→ Given exercise:
Assemble all lines in which the string "with" appears.

→ Given records:

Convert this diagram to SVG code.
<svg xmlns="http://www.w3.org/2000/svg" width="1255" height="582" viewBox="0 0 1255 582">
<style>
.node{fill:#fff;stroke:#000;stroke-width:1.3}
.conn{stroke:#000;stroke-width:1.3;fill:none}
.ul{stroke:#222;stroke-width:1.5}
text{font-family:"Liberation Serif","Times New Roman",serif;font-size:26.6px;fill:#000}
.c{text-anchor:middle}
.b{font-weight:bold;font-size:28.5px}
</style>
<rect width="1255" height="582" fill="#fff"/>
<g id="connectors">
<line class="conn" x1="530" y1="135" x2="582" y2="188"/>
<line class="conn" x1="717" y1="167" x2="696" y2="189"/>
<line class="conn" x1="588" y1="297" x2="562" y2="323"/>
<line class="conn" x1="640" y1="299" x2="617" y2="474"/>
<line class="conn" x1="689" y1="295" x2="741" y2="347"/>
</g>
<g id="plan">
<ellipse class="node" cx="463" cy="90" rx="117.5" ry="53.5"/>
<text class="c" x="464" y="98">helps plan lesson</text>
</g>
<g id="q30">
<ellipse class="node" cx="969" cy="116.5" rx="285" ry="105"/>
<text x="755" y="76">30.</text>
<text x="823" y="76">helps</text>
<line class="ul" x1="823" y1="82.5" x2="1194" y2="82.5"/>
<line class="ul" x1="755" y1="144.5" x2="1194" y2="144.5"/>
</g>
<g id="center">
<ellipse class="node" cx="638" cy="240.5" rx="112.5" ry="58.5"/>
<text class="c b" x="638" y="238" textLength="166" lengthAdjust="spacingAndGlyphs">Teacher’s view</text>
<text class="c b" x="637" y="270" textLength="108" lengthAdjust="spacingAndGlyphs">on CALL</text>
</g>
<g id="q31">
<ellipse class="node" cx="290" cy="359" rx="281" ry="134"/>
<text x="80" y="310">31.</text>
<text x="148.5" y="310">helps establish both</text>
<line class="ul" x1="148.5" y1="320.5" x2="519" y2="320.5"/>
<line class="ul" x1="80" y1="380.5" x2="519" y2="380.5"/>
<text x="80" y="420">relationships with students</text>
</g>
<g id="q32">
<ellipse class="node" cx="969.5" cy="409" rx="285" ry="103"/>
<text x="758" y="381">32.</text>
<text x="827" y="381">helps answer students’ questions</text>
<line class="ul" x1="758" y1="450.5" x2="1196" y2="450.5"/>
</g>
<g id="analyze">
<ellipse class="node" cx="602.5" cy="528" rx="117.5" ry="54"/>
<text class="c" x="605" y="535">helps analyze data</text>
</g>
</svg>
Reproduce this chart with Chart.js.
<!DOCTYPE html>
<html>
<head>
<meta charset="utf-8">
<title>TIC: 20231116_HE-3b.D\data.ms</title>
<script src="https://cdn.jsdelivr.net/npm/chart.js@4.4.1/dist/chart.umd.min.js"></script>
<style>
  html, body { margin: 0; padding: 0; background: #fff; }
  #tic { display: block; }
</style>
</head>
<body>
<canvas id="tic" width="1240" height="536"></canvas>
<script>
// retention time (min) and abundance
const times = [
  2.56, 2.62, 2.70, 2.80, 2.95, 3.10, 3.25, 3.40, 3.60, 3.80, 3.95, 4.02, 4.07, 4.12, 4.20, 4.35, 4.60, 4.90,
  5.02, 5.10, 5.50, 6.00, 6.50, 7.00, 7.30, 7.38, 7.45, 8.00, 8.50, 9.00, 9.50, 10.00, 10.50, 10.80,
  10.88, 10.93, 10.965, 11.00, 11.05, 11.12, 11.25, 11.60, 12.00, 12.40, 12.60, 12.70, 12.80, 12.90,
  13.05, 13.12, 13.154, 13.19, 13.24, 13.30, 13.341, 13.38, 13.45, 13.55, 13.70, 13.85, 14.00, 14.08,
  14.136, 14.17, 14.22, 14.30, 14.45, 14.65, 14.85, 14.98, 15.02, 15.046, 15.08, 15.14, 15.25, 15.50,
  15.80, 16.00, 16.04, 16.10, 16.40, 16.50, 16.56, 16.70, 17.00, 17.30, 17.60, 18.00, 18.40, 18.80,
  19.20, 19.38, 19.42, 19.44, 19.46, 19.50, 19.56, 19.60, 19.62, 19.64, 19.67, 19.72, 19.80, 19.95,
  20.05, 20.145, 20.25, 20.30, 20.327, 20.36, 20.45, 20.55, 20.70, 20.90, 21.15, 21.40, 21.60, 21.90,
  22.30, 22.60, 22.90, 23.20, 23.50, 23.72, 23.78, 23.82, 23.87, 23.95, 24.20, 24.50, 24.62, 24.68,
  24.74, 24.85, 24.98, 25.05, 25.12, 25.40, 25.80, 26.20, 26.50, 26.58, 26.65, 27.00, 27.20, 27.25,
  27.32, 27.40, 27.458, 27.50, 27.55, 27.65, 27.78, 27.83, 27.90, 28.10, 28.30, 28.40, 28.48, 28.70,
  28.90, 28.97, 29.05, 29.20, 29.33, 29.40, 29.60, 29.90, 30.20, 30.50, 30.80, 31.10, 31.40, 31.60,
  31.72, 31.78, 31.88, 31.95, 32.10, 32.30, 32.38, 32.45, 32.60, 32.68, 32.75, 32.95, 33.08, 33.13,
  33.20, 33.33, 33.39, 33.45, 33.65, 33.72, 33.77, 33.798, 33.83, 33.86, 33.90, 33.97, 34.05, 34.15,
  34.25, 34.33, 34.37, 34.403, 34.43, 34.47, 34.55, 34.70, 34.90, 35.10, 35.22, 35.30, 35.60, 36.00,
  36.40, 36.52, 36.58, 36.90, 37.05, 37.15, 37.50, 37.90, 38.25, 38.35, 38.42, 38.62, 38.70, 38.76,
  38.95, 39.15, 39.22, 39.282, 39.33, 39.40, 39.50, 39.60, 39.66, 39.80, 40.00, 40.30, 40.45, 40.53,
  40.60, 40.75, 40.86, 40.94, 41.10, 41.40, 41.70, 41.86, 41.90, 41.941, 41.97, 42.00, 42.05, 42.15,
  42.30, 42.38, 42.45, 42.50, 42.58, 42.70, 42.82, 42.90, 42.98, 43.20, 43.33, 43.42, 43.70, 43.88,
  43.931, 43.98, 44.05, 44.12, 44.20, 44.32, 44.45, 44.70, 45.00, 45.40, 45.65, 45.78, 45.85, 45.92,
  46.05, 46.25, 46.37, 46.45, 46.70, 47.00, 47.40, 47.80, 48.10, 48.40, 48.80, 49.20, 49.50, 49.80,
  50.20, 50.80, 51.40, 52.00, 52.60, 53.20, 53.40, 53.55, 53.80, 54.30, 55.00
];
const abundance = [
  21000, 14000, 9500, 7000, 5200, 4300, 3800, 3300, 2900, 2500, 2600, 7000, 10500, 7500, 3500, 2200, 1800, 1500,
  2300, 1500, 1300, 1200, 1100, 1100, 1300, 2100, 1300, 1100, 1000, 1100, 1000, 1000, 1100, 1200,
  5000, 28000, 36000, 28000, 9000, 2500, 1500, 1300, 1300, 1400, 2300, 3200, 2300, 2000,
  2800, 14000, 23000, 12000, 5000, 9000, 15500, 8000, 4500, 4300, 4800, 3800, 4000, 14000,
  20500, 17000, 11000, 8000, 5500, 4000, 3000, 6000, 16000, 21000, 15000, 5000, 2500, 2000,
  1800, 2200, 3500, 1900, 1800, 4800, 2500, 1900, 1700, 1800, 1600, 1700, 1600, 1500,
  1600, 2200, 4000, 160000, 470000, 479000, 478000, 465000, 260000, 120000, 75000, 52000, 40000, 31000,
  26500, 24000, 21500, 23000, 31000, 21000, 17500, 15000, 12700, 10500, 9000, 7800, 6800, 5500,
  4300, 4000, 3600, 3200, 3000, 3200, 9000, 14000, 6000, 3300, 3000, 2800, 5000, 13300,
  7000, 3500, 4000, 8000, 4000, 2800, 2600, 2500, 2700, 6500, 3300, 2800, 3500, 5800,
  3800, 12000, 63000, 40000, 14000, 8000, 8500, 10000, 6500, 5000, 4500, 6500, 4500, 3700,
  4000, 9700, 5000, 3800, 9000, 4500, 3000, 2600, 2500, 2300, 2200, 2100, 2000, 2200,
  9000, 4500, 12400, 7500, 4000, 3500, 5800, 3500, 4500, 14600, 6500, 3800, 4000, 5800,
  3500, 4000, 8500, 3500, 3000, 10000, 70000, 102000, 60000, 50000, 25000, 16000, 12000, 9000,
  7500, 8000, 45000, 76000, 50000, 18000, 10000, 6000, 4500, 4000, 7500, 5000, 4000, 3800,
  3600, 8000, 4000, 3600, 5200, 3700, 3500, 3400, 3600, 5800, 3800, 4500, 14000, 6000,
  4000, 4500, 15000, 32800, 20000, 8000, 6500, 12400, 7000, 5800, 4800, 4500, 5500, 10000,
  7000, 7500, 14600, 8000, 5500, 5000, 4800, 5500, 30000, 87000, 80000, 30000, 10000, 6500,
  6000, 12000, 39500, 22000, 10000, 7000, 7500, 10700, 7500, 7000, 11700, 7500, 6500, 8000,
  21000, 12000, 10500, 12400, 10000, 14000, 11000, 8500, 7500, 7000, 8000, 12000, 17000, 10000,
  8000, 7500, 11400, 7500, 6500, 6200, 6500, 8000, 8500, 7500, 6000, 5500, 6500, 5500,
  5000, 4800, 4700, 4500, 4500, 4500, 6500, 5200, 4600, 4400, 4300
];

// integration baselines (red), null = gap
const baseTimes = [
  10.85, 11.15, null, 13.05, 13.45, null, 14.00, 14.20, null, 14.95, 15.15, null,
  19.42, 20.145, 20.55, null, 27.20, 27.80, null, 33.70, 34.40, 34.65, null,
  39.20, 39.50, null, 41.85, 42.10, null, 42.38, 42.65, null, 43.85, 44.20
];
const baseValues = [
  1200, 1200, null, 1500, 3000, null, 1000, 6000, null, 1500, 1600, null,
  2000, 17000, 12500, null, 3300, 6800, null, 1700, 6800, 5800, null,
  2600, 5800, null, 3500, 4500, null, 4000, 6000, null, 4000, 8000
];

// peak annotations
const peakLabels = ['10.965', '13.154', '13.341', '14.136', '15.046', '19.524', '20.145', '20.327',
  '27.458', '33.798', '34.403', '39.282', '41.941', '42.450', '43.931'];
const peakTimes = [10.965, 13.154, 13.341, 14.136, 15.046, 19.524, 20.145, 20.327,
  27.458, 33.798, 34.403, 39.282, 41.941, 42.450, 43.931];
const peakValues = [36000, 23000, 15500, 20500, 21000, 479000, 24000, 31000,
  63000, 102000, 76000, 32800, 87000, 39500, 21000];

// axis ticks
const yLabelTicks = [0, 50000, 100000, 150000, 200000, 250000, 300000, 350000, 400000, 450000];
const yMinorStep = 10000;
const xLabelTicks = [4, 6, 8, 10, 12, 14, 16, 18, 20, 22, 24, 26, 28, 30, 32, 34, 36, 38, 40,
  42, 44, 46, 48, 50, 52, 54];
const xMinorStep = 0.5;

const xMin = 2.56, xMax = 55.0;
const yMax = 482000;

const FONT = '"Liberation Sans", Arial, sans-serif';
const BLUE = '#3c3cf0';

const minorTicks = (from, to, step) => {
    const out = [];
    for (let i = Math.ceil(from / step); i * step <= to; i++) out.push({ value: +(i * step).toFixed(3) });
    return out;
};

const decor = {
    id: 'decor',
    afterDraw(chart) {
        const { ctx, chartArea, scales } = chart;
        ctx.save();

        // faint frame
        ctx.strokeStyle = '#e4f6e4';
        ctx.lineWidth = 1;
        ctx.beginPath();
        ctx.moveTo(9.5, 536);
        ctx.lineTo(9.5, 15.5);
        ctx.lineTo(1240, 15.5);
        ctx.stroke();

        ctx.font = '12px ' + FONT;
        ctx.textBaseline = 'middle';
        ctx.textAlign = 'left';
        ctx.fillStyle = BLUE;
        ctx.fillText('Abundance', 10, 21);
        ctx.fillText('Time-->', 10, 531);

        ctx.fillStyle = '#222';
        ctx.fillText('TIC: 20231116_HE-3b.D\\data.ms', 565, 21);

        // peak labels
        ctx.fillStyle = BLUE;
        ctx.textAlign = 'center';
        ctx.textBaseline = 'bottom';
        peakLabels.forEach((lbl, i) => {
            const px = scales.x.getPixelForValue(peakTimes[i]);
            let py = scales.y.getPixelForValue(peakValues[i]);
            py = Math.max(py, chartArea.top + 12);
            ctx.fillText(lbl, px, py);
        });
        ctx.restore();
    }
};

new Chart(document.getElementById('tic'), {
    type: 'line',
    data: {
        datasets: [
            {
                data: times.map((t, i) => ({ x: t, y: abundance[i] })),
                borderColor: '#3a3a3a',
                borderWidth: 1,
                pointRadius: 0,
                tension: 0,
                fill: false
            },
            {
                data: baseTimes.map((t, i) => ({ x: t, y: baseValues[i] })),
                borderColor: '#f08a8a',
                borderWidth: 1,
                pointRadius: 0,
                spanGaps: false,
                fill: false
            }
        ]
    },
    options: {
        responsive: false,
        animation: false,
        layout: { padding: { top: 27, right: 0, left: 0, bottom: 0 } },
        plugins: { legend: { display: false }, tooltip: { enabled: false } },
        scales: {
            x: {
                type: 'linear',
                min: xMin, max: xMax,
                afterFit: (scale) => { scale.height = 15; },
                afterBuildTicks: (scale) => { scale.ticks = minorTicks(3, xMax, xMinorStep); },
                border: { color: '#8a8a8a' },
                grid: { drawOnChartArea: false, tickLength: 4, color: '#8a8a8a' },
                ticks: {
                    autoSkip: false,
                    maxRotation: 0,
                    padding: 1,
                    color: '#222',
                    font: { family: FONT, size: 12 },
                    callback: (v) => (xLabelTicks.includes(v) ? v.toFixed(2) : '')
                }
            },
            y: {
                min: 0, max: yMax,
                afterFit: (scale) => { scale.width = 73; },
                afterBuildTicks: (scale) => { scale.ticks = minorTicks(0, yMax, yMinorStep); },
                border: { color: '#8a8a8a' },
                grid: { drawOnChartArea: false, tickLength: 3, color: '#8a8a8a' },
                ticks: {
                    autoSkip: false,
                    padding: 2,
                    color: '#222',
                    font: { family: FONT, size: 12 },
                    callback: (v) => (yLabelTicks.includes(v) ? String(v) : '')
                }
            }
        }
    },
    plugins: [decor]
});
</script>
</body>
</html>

→ Result of the exercise:
<text x="80" y="420">relationships with students</text>
Reproduce this chart with Chart.js.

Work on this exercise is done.